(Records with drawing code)
════════════════════

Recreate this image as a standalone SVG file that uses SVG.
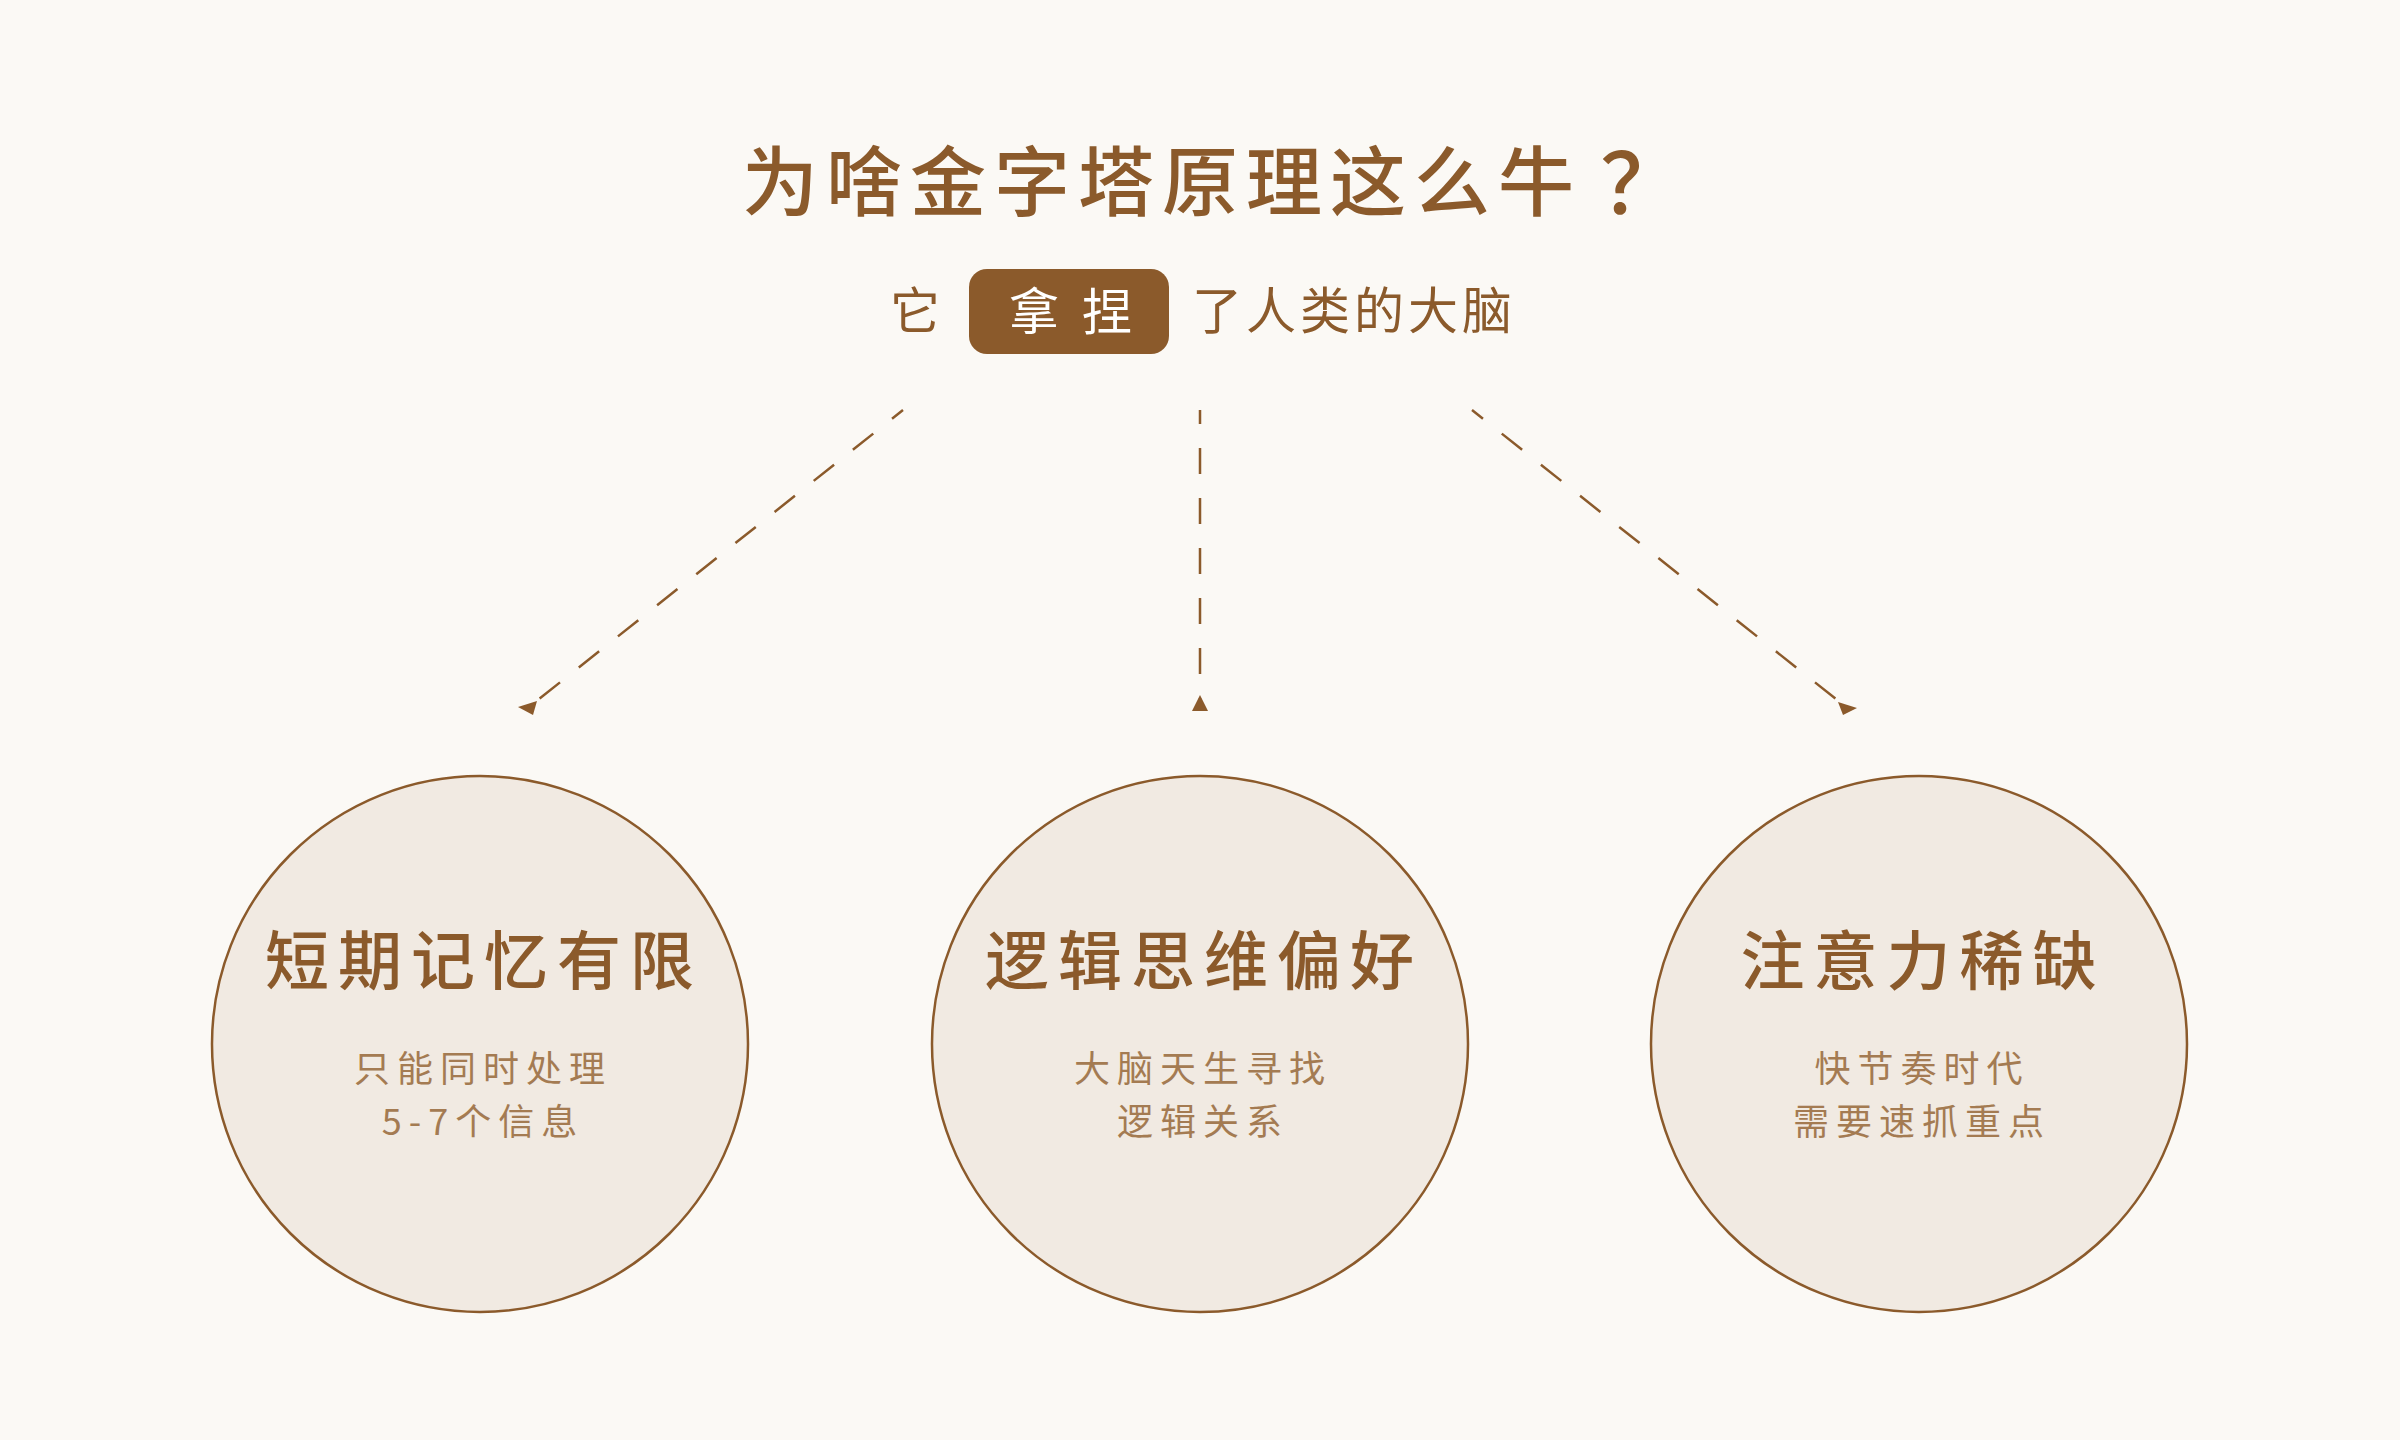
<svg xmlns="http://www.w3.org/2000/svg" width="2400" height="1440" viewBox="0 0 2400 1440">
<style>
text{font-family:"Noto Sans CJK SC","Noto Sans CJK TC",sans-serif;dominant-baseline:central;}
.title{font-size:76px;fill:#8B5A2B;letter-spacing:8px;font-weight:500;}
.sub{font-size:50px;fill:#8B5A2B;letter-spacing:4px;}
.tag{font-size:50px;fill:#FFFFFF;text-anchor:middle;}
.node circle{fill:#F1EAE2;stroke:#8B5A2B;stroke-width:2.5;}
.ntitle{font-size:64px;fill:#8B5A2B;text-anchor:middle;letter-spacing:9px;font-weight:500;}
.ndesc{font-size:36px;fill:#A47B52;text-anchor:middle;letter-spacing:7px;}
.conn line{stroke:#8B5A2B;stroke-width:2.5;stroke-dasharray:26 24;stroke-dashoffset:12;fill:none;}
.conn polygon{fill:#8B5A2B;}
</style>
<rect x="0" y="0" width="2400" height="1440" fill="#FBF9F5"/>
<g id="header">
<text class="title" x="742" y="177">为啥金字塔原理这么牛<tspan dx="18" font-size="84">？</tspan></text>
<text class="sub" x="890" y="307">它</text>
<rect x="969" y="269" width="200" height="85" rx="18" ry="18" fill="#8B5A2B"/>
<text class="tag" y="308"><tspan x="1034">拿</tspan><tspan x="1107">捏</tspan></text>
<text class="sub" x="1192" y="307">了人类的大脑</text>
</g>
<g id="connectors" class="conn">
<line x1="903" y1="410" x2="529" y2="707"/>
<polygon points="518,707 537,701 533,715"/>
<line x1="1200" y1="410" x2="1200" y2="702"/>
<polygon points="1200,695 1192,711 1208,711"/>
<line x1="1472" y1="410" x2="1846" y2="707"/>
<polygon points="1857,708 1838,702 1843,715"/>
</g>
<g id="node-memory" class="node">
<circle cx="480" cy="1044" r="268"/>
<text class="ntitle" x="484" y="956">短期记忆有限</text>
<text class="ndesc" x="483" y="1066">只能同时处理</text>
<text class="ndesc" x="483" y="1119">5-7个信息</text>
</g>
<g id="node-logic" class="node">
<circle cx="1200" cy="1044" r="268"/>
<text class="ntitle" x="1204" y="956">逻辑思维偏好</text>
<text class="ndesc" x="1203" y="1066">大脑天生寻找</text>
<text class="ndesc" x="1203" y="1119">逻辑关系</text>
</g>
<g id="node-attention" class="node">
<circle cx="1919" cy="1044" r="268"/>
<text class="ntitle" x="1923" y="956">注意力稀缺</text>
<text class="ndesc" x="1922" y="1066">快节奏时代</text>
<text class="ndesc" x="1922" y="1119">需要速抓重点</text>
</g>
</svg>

════════════════════

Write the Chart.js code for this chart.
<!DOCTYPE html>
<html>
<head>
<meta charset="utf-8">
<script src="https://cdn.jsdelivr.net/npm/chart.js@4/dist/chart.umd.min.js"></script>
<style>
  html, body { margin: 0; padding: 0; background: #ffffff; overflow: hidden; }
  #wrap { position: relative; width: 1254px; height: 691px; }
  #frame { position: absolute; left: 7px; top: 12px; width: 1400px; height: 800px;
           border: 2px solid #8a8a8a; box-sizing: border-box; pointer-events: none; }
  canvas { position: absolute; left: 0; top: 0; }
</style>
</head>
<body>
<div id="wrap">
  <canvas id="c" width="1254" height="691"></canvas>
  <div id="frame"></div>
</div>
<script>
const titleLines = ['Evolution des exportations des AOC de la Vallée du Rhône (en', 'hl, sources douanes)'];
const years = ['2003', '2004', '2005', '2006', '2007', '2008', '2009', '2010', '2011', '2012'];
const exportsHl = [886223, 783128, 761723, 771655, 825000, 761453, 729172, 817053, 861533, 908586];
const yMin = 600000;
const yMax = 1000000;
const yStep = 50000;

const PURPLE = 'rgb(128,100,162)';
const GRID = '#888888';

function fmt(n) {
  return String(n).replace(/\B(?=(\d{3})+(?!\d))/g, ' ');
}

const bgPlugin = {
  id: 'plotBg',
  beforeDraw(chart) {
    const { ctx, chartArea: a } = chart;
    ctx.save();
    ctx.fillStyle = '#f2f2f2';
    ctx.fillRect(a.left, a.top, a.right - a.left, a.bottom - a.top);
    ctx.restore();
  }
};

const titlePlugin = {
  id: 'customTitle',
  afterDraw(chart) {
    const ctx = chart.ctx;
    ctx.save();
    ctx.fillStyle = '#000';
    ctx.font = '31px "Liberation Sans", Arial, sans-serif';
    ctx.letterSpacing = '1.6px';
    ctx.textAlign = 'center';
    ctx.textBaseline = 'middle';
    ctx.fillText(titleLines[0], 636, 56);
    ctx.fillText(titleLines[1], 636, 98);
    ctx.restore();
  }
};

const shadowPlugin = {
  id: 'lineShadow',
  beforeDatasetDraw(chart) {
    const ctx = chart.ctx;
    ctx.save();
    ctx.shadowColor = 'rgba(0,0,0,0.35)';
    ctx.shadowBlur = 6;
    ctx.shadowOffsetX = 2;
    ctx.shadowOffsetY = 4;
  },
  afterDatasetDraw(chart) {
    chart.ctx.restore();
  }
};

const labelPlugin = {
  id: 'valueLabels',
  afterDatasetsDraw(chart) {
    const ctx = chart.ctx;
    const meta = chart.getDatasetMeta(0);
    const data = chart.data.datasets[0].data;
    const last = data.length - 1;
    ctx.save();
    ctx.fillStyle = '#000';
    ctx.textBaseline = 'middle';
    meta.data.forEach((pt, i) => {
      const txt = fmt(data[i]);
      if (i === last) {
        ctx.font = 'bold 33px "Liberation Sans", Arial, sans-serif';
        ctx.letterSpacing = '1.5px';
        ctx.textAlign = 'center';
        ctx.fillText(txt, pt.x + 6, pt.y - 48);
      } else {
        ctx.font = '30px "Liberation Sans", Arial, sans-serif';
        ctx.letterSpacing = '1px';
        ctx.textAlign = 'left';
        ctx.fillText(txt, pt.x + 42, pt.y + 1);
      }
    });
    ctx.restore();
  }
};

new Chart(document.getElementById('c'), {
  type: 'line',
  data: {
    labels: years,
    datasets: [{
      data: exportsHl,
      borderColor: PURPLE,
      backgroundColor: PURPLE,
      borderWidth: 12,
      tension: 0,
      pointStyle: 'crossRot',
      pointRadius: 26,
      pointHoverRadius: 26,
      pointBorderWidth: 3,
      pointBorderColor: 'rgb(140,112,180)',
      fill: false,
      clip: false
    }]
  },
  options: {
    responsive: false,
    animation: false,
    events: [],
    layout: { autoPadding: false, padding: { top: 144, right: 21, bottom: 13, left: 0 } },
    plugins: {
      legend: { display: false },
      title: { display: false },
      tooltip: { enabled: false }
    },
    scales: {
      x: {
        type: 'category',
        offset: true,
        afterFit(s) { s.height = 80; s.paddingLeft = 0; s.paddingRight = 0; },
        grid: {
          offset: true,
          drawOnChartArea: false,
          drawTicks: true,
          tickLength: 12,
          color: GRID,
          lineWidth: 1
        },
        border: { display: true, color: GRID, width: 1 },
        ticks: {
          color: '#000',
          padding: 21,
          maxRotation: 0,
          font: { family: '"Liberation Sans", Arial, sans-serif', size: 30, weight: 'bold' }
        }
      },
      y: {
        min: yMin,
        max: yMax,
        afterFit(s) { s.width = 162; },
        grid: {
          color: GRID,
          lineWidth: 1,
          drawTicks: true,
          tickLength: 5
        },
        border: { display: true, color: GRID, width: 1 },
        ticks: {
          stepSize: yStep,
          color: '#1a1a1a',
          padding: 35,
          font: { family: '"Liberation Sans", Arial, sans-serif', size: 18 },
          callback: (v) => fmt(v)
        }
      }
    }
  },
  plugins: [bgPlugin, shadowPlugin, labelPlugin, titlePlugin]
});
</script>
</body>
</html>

════════════════════

What is the number of lines in the records that contain the word "this"? Answer with the number and nothing else.

2